There was a large factory in town that built agricultural machinery. Steel was shipped in by train from the mills and then transformed into harvesters and hay balers and mowers and tractors. Most of the town's population worked there. I watched the long trainloads of shiny new machines shipped out to farmers all over the country. It made sense.
But some things didn't make sense. Government quotas and price supports on crops were first on my list of nonsense, with taxes running a close second. My dad was smart enough to figure out which crops to raise for cash, but he was only allowed to raise so much. I could see that this tilted the market in favor of somebody else, though I didn't know who. I viewed taxes as just plain theft; why should we have to pay the county for the right to own and work the farm?

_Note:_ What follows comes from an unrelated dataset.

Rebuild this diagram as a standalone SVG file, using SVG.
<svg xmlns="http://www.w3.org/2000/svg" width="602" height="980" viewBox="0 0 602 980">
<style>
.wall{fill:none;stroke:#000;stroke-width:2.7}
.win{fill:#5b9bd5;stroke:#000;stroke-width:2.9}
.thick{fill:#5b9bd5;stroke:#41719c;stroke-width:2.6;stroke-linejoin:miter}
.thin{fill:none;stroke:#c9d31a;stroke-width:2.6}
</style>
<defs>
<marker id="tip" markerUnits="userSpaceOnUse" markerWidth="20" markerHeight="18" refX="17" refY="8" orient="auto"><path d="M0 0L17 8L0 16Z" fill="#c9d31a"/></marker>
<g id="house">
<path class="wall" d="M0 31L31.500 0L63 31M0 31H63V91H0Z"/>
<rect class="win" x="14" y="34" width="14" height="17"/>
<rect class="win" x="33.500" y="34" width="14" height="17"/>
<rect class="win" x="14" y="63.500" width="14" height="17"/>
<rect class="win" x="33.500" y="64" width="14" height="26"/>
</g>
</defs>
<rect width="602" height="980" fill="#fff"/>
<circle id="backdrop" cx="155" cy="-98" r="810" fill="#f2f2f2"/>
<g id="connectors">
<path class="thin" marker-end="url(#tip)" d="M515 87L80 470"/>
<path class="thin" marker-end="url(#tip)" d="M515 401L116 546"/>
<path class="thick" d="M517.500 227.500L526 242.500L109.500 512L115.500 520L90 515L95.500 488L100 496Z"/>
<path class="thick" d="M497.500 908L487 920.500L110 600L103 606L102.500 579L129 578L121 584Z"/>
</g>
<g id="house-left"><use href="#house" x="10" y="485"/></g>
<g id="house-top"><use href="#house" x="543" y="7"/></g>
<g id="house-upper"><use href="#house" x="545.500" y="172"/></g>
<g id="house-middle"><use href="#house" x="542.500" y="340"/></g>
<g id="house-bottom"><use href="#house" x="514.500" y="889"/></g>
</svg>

I got part of the answer to that question one summer when the bee inspector came around. We kept several hives of bees in different locations so they would pollinate the fruit trees and the crops and so we could gather their honey. Any beekeeper knows when his hive is sick, so I didn't know why the hives had to be inspected by a stranger, but every year the man showed up. Finally, one year, I noticed the county sticker on his car. I had met my first bureaucrat.

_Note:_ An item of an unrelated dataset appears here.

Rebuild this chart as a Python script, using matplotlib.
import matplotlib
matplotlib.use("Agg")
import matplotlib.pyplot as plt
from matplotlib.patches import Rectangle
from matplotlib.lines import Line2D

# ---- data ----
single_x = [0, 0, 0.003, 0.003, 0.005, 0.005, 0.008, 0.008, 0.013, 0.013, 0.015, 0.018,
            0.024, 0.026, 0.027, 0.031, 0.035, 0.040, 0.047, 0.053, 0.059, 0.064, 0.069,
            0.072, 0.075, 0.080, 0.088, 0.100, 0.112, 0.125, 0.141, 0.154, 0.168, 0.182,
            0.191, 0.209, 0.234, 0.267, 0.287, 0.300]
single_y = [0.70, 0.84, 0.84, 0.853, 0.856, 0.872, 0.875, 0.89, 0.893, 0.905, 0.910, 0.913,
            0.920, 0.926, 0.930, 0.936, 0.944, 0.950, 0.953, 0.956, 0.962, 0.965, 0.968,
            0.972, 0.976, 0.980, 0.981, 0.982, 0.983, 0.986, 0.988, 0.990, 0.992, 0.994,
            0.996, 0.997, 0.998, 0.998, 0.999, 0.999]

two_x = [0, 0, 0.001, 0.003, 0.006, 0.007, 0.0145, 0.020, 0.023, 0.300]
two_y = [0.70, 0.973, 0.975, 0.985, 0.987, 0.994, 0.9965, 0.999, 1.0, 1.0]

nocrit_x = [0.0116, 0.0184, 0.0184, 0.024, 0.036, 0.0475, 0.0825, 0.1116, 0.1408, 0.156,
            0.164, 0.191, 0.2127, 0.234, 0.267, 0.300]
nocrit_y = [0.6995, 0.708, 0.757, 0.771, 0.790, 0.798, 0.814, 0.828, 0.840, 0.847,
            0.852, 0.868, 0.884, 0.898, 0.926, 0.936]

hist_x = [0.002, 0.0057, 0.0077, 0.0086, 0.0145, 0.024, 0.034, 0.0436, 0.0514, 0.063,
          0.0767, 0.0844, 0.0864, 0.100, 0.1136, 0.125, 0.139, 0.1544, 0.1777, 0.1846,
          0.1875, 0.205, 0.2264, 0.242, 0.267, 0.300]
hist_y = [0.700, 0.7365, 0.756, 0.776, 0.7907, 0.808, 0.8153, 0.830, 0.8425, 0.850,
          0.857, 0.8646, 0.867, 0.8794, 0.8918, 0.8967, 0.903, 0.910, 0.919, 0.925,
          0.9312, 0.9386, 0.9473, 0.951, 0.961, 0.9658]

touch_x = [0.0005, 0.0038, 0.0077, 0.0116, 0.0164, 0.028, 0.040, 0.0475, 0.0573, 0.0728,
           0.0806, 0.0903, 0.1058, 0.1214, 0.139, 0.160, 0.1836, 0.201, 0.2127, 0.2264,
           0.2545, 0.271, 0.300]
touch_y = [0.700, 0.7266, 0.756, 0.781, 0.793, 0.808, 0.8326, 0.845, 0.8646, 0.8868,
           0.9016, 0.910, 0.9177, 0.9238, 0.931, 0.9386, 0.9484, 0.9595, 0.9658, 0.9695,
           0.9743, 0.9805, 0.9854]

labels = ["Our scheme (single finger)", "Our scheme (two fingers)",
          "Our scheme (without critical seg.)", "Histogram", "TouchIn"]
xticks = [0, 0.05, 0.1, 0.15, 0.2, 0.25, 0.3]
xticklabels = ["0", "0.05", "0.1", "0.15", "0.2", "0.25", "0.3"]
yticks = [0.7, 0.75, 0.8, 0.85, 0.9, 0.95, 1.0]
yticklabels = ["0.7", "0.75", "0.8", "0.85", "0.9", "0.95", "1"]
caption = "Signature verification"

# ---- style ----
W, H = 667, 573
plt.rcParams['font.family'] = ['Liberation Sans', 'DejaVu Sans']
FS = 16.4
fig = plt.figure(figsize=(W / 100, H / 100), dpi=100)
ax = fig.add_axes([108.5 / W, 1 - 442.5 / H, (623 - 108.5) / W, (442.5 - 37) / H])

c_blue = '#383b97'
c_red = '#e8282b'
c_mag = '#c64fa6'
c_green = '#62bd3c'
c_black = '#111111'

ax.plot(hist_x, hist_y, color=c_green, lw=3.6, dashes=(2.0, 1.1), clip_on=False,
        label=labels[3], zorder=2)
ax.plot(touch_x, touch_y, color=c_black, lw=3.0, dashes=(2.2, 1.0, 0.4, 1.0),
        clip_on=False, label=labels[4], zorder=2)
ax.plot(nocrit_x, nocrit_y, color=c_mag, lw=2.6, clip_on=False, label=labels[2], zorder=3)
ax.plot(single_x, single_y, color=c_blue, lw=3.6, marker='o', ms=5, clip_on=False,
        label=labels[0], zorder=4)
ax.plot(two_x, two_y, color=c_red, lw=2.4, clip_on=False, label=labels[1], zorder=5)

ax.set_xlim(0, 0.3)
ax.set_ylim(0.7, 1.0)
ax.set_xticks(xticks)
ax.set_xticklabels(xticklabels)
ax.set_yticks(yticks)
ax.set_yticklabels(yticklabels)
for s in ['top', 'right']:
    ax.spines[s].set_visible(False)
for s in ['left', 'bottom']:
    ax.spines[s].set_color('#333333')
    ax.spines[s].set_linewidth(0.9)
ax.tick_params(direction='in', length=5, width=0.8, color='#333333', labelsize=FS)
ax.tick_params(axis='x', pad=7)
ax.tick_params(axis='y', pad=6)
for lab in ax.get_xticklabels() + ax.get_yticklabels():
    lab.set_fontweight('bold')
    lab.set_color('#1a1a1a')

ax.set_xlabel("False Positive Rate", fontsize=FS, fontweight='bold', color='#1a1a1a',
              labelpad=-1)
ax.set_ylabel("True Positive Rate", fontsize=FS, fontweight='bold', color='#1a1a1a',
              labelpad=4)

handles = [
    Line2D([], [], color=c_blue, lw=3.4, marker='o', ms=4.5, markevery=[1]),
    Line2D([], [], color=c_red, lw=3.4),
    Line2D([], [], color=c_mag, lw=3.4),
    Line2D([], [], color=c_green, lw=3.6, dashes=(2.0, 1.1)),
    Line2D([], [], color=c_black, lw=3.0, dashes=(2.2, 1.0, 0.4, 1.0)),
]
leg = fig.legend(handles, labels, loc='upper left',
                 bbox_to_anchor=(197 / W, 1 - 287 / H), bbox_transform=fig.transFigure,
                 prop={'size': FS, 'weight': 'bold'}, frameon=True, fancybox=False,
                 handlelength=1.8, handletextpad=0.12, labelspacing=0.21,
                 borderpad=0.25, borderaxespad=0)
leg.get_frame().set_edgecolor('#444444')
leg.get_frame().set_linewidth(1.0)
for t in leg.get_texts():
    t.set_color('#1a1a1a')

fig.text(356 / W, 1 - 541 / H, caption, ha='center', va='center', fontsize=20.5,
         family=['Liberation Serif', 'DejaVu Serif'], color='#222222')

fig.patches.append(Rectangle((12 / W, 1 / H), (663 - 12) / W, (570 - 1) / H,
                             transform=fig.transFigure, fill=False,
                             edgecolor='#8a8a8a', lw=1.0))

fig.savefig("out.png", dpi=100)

That was fifty years ago. Life stopped making sense to me shortly thereafter. Whereas I firmly believed that in order to get something useful, like money, a person had to do something useful, like work, I began to learn that a person could get something useful without doing anything useful at all. But early impressions are hard to shake.
I started working in a 200 bed hospital while I was in college in 1963. I was hired by the hospital administrator, who was also the director of nursing and the purchasing agent (she shared an office with the accountant). I did the job, I got paid. I understood that my income derived from fees charged by the hospital to patients who used the service; they either paid directly or their insurance paid for them.
When Medicare went into effect in 1965 the hospital business immediately doubled and the administrative staff quadrupled. I understood that my income still derived from fees for service, though much of it now came from Medicare taxes.
Administrative staff in hospitals never stopped growing and new hospitals went up everywhere, financed on government-backed, that is tax-backed, loans. Medicare contractors, the insurance companies, expanded their bureaucracies as well. By 1985 the system was bankrupt, so Congress changed Medicare. No more fee for service. Where was my income coming from now?
The Medicare Reform Act of 1985 eliminated payment for my profession's services and my profession went from being a major money-maker for hospitals to being a major money-loser for hospitals. Medicare pays for nothing that I do, but Medicare still requires hospitals to employ my profession. What does that make me? A working welfare recipient?
Socialized medicine doesn't make sense, but then neither does Social Security or the Patriot Act or American Imperialism. Nothing emanating from the District of Criminals makes sense, unless you happen to be one of them. Their tentacles spread everywhere, into every business and into our personal lives, stealing our privacy and our dignity, as well as our money. They threaten us and they spy on us, then they tell us to spy on each other. It doesn't make sense.
I wish I'd run that bee inspector off the farm when the world still made sense to me. Maybe it would still make sense today.